Exactly retype the lines from the one containing "Rebuild this chart" through the one containing "import seaborn as sns"; both ends count, pictures do not.

Items listed in a dataset:

>>>>

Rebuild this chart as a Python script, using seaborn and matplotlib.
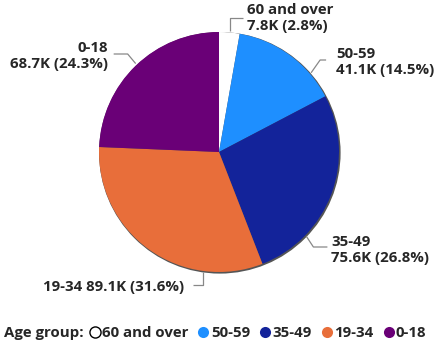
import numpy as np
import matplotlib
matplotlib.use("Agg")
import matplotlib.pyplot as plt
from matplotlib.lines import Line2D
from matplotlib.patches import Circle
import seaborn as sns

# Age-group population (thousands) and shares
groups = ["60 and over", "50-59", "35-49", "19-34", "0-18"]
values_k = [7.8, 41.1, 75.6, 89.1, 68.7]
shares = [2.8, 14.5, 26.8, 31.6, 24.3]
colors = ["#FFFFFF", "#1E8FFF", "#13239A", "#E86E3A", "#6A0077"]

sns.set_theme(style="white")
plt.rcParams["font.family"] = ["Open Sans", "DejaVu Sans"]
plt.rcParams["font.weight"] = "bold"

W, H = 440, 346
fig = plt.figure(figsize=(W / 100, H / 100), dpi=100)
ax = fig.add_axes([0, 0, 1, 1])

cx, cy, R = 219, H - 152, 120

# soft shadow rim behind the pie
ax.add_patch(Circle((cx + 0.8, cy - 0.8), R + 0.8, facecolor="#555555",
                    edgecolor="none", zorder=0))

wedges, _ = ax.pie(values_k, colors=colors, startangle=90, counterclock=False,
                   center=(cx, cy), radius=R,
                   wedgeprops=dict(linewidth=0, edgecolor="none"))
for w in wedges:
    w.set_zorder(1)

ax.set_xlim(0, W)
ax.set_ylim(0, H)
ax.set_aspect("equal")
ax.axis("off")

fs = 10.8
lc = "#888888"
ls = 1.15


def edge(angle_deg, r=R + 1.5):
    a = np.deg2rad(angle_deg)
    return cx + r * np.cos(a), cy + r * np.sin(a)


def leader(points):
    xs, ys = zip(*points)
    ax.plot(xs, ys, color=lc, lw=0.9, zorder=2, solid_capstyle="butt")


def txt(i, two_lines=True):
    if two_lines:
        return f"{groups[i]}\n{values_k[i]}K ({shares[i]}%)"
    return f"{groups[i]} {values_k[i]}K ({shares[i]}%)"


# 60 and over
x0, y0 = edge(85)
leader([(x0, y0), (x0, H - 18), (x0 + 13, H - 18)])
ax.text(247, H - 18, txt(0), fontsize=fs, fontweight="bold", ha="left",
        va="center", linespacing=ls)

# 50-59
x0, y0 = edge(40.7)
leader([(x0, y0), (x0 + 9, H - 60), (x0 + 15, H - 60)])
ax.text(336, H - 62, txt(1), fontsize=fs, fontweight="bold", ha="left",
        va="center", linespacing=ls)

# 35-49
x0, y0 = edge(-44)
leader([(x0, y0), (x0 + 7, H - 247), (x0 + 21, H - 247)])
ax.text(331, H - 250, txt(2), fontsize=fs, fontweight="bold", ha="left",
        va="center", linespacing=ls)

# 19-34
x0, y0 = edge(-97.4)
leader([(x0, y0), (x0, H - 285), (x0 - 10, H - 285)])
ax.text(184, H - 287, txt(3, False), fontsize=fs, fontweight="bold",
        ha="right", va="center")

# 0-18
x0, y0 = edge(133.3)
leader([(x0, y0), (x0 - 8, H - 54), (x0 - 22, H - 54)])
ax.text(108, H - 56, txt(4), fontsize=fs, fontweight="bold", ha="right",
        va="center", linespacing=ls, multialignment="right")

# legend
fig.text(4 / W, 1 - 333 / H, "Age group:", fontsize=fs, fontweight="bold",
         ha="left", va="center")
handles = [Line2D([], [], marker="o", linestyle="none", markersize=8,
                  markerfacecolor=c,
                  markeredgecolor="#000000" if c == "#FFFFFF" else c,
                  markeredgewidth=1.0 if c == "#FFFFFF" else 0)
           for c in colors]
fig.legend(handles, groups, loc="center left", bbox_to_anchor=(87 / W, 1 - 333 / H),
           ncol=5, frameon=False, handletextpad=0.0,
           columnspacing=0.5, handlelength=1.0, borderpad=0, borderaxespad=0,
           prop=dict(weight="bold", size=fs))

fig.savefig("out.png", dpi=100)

<<<<
>>>>

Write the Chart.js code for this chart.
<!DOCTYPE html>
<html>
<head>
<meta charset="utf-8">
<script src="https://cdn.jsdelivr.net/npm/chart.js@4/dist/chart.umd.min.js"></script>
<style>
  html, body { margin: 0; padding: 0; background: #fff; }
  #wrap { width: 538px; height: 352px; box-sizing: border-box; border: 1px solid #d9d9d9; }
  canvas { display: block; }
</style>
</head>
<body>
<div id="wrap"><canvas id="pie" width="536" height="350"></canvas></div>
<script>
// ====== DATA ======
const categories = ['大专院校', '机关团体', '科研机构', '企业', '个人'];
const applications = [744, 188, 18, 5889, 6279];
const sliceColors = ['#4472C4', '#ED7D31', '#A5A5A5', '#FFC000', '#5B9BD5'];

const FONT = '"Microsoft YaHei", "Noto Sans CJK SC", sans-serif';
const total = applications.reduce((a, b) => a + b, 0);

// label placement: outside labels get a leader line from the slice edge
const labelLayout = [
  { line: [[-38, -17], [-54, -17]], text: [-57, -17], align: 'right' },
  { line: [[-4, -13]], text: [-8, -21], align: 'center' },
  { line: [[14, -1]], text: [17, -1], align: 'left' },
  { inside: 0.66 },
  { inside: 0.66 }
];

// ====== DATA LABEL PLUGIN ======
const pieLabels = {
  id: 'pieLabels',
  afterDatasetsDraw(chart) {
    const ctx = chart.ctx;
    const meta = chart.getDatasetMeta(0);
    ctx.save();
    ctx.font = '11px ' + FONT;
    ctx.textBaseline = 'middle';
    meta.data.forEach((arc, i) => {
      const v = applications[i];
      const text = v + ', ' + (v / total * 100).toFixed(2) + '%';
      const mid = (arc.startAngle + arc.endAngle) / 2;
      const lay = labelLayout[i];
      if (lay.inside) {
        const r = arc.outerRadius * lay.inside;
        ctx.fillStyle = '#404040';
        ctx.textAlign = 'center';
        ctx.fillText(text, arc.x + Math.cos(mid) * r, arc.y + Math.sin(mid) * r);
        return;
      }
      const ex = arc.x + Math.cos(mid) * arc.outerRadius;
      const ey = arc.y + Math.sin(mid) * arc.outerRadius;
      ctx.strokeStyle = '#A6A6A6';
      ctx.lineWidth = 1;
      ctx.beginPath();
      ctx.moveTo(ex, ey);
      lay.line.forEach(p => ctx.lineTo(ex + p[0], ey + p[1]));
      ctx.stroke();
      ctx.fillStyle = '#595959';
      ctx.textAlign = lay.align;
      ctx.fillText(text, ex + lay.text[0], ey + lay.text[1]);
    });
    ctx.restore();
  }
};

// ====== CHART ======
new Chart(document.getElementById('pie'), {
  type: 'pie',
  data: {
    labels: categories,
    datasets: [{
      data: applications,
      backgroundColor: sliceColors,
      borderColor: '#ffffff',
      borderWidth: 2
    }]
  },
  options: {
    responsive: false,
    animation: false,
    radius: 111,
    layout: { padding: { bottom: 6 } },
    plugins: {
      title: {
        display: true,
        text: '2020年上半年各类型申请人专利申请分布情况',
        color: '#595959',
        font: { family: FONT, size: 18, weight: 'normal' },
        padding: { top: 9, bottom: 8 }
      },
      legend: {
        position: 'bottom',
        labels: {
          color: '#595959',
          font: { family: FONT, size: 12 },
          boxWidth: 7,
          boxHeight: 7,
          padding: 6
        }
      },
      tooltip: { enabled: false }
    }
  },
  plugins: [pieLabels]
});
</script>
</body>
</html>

<<<<

• _EXERCISE RESULT_
Rebuild this chart as a Python script, using seaborn and matplotlib.
import numpy as np
import matplotlib
matplotlib.use("Agg")
import matplotlib.pyplot as plt
from matplotlib.lines import Line2D
from matplotlib.patches import Circle
import seaborn as sns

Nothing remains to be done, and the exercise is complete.